We chat, and soon Declan returns. Like several other men at the pub, he is wearing a white polo shirt with a Celtic Football Club badge embroidered in green with a shamrock in the center. The patch is sewn on the right side of his shirt. On the left side, stitched in a circle with Irish flags are the words, “Celtic Supporters Club, McSheffrey and Deery.”

“Can I buy one of these shirts here?” I ask him. “They’re not for sale. They’re commemorative. They honor the memory of me friends, Eddie McSheffrey and Paddy Deery. We lost them to The Troubles here in ’87.”

“To your friends,” I saluted with my glass raised high and took a drink. Fifteen years, I thought, and The Troubles are still here, but friends are never forgotten.  

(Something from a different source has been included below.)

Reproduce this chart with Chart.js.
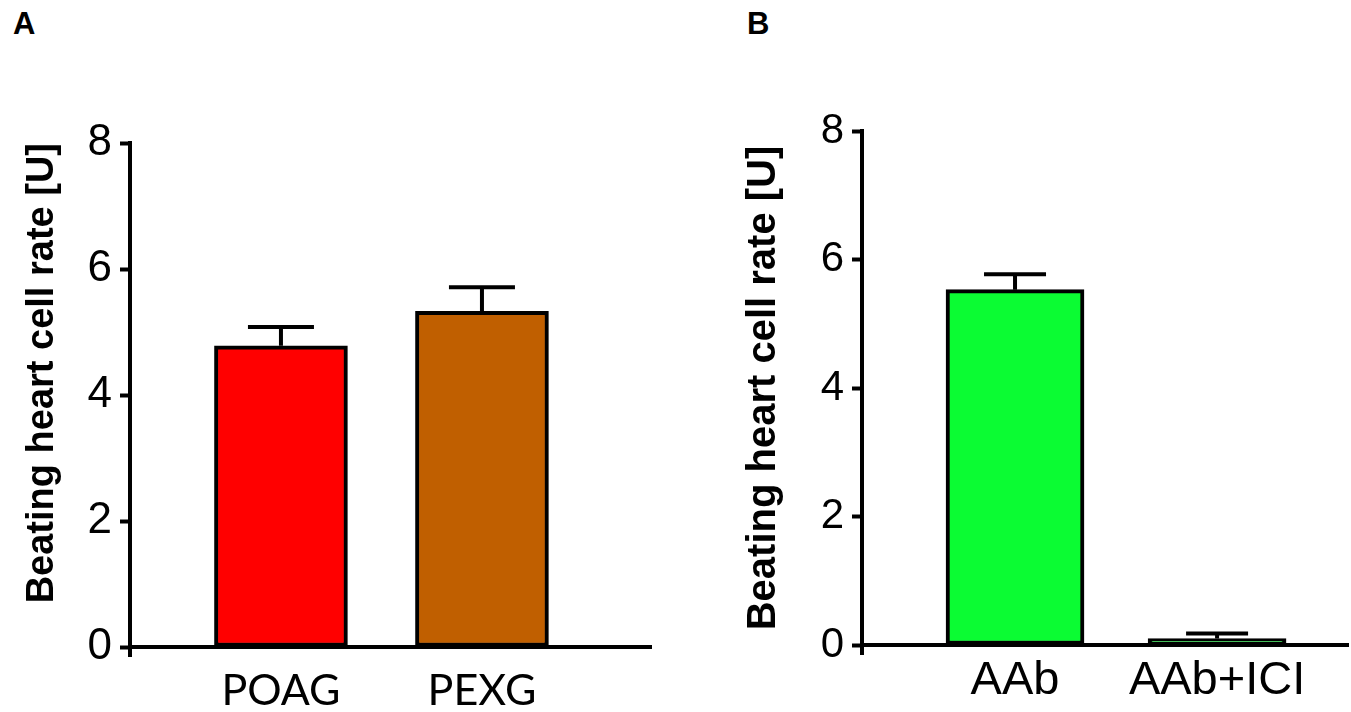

The stone walls that encircle Derry rose out of history. They stood in 1689 when Protestant defenders repelled a 105-day siege by the Catholic army of King James II.  They straddle the steep ground above ‘Free Derry’, the Catholic Bogside where British paratroopers in 1972 without provocation opened fire on unarmed Catholic civil rights marchers, killing 13 (a 14th person died later) and wounding 17 protesters in a massacre remembered as “Bloody Sunday.”

The murals and slogans painted on the walls and ramparts—“No Surrender”, “End The Torture”; “We Salute Those Who Gave Their Lives For Irish Freedom”—are a living testament to what divides the two cultures into segregated communities: one Protestant, British and Unionist; the other, Catholic, Irish and Republican.

As I think about this, someone whistles. The crowd claps, a cheer goes up, and a ruddy-faced version of Jimmy Breslin steps forward and screams into the mike, “It’s time for Frank!”

He’s dressed like a young Sinatra in a white-on-brown plaid sports jacket and fedora with the hat cocked and the brim turned down. He taps the mike; the crowd quiets as he fixes his gaze on the lady with the tallest beehive and sings, “I’ve got a crush on you…” She throws back her head; her face enveloped in a great smile. Her two friends nudge and jostle her.

As Sinatra croons “You do something to me…,” I look out at the blissful gathering, sparkling eyes, happy faces, people at the bar talking and laughing, small men dancing with large women, more joy and love than I’d ever seen in a church on Sunday.

Fergus comes over, taps me on the shoulder, and whispers, “To New Jersey,” referring to Sinatra’s home state.

Declan, who had disappeared when Frank began, returns with a white polo shirt. “Let me check the sizes. I couldn’t see in that cave-dark store room,” he explains. It’s extra-large, my size. As he hands it over to me, I could see a tear of joy in his eyes. “The club stocks the shirts, but we never sell our memories,” he says.

In June 2017, I returned to Derry with my granddaughter and grandson. We visited the Museum of Free Derry. The film clips on The Troubles were both personal and deeply moving, especially Prime Minister David Cameron’s apology on June 15, 2010, for what happened on Bloody Sunday. The Bogside was jubilant; the fallen finally remembered as victims, not perpetrators. In this sense Free Derry represents a future together as much as a past apart. .

Afterwards, we walk up Waterloo looking for Kate’s Bar. Uncertain, we ask around until I spot a pub called Castle Bar. For me, it’s still Kate’s.

When we enter, my commemorative polo shirt catches people’s attention. At the bar, I ask if anyone remembered Kate’s. “Yes,” an older fellow shouts while nudging his way forward. When he sees the polo shirt, he slowly bends his head, kisses the logo with the two names, and then praises me for bringing my grandkids, letting them know about The Troubles.

The mood is subdued; almost reverential. No one spoke. Words did not matter for the faces in that moment of silence simmered with the memory of tribal wrongs.

(Editor’s Note: Patrick Deery and Edward McSheffrey were among nearly 100 people killed in Northern Ireland in 1987. Nearly 3,600 violent deaths–nationalists, loyalists, British troops and innocent civilians– occurred during The Troubles, which lasted from 1968 to 1998.)

The worst of the Troubles ended nearly 20 years ago with Good Friday Agreement, but neighborhoods in Derry/Londonderry remain divided between Unionist/Loyalists, top, and Nationalists/Republicans, below. June 2017 photos by Dick Davis.